## Stated exercise
Transcribe exactly the span of lines that begins the records and ends with the line holding "t_range = (0.0375, 0.0425)", both boundary lines included.

++++

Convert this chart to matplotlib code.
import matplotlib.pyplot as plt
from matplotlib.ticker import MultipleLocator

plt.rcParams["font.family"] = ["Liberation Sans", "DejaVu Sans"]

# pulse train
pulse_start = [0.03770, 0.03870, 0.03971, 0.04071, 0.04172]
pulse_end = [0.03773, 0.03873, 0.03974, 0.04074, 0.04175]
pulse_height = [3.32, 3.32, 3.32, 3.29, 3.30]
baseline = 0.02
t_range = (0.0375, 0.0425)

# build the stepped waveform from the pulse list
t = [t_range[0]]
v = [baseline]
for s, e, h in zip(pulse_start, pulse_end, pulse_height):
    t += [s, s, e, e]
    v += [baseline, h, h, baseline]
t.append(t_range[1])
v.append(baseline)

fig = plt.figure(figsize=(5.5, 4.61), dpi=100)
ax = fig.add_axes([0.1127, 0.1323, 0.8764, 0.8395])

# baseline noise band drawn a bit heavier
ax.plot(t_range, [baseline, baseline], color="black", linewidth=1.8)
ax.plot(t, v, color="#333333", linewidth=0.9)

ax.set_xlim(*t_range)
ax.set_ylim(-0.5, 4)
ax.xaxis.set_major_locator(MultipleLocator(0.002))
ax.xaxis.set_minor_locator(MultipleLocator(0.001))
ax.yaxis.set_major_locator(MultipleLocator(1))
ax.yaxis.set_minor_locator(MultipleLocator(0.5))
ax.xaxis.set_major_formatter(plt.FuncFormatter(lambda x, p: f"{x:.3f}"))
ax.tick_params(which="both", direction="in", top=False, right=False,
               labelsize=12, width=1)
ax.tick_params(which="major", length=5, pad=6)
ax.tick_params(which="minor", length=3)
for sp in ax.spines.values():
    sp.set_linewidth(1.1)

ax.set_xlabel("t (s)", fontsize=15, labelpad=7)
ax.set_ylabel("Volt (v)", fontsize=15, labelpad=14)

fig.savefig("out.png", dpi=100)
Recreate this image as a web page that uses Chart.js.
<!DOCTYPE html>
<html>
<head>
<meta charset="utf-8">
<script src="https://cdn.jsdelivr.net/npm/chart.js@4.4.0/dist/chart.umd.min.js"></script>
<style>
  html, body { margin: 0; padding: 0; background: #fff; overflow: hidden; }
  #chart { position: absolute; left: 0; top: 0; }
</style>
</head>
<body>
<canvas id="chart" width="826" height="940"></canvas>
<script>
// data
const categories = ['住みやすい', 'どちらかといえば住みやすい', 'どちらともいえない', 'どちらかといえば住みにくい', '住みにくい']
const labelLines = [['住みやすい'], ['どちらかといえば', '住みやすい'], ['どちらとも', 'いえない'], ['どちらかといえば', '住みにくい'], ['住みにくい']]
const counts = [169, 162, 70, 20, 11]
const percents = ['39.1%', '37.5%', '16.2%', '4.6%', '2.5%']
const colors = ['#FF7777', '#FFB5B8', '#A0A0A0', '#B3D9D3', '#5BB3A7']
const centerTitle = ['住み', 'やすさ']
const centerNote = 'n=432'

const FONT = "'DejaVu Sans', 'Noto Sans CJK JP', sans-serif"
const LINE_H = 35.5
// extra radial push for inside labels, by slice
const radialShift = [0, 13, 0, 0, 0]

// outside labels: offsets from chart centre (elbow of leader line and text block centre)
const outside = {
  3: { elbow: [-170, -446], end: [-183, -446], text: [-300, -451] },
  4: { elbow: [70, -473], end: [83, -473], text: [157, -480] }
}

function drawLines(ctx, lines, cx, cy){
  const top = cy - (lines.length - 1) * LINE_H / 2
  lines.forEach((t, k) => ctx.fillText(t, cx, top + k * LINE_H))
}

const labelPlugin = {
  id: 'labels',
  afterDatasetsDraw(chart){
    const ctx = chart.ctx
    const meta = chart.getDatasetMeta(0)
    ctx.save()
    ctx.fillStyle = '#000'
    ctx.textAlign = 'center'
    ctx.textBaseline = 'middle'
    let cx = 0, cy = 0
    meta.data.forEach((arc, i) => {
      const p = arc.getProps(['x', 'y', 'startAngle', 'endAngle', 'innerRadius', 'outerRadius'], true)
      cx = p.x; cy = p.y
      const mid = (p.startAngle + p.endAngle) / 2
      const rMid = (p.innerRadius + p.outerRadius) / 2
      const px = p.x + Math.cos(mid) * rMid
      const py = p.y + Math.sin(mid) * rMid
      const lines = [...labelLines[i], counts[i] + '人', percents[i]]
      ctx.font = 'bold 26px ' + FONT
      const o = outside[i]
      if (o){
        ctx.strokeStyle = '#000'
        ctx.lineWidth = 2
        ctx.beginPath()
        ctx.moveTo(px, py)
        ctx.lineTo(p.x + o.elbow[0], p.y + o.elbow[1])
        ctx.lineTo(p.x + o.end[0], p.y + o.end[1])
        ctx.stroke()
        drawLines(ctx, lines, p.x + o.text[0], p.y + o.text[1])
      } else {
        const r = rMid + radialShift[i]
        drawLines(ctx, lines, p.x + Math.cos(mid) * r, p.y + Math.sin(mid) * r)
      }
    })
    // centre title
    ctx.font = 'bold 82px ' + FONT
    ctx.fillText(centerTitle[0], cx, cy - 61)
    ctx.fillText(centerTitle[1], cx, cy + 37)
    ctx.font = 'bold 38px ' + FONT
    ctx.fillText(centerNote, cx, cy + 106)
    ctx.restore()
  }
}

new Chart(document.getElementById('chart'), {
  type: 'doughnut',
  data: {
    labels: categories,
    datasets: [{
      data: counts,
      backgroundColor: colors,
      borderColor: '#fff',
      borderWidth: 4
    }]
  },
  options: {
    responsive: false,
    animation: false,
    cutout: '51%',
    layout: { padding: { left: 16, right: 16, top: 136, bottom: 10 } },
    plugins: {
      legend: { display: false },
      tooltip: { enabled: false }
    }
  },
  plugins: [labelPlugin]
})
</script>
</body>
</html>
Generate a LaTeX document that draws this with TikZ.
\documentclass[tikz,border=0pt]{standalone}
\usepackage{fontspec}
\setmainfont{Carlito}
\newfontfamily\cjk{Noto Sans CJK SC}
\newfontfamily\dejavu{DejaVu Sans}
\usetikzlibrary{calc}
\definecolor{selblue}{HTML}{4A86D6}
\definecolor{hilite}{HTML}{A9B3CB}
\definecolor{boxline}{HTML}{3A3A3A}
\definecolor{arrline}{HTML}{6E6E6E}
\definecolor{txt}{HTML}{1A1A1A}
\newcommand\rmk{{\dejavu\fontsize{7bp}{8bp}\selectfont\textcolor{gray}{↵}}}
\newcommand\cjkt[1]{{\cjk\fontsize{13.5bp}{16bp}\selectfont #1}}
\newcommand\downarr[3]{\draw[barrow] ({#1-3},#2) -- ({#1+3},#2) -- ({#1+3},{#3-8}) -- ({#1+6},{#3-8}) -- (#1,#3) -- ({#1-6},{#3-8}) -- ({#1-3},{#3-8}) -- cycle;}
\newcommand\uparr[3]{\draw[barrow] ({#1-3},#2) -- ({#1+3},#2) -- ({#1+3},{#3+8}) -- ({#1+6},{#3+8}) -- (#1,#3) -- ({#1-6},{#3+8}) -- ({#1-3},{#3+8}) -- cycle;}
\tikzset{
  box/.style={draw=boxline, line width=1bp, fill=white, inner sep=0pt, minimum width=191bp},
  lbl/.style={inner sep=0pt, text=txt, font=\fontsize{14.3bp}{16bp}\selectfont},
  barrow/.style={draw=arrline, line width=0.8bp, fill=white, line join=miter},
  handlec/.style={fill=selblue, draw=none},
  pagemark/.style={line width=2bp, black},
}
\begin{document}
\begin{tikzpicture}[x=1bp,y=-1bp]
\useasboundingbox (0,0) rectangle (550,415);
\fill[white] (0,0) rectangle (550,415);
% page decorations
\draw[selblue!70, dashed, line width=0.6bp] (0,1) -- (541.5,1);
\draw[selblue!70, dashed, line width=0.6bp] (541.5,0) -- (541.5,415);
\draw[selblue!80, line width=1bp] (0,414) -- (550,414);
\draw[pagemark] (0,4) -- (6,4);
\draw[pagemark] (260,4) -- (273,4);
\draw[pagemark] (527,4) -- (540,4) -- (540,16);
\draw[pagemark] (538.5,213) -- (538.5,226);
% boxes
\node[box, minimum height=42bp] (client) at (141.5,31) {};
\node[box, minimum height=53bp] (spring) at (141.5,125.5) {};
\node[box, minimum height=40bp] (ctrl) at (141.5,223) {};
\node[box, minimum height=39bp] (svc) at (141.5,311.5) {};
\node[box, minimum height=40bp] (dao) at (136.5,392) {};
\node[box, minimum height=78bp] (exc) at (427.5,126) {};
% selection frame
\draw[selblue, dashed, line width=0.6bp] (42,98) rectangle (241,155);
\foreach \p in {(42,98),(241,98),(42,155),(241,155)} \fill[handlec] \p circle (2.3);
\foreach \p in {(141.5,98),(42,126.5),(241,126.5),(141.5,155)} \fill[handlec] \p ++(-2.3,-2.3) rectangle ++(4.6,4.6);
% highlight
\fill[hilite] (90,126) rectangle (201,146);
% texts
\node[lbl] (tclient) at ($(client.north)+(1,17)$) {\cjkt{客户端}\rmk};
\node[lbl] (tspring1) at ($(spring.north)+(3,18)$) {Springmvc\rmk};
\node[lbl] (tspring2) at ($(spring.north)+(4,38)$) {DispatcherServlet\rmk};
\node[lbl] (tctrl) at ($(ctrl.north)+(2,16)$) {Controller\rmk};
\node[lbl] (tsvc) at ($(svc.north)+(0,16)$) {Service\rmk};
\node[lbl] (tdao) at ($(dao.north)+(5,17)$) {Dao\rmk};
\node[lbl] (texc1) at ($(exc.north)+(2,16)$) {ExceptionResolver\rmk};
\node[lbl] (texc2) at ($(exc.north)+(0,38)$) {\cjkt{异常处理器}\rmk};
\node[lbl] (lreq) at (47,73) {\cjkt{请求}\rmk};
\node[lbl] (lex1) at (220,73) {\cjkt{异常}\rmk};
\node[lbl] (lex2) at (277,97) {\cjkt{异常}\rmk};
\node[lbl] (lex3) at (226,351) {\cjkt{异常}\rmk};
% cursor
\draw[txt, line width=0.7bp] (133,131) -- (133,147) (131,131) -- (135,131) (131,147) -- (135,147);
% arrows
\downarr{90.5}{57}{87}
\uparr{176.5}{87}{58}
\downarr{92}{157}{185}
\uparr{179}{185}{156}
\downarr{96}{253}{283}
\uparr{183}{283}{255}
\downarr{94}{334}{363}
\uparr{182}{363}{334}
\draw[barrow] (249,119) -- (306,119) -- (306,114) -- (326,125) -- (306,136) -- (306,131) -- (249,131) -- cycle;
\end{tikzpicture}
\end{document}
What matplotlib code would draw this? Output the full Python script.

++++

## Task output
Convert this chart to matplotlib code.
import matplotlib.pyplot as plt
from matplotlib.ticker import MultipleLocator

plt.rcParams["font.family"] = ["Liberation Sans", "DejaVu Sans"]

# pulse train
pulse_start = [0.03770, 0.03870, 0.03971, 0.04071, 0.04172]
pulse_end = [0.03773, 0.03873, 0.03974, 0.04074, 0.04175]
pulse_height = [3.32, 3.32, 3.32, 3.29, 3.30]
baseline = 0.02
t_range = (0.0375, 0.0425)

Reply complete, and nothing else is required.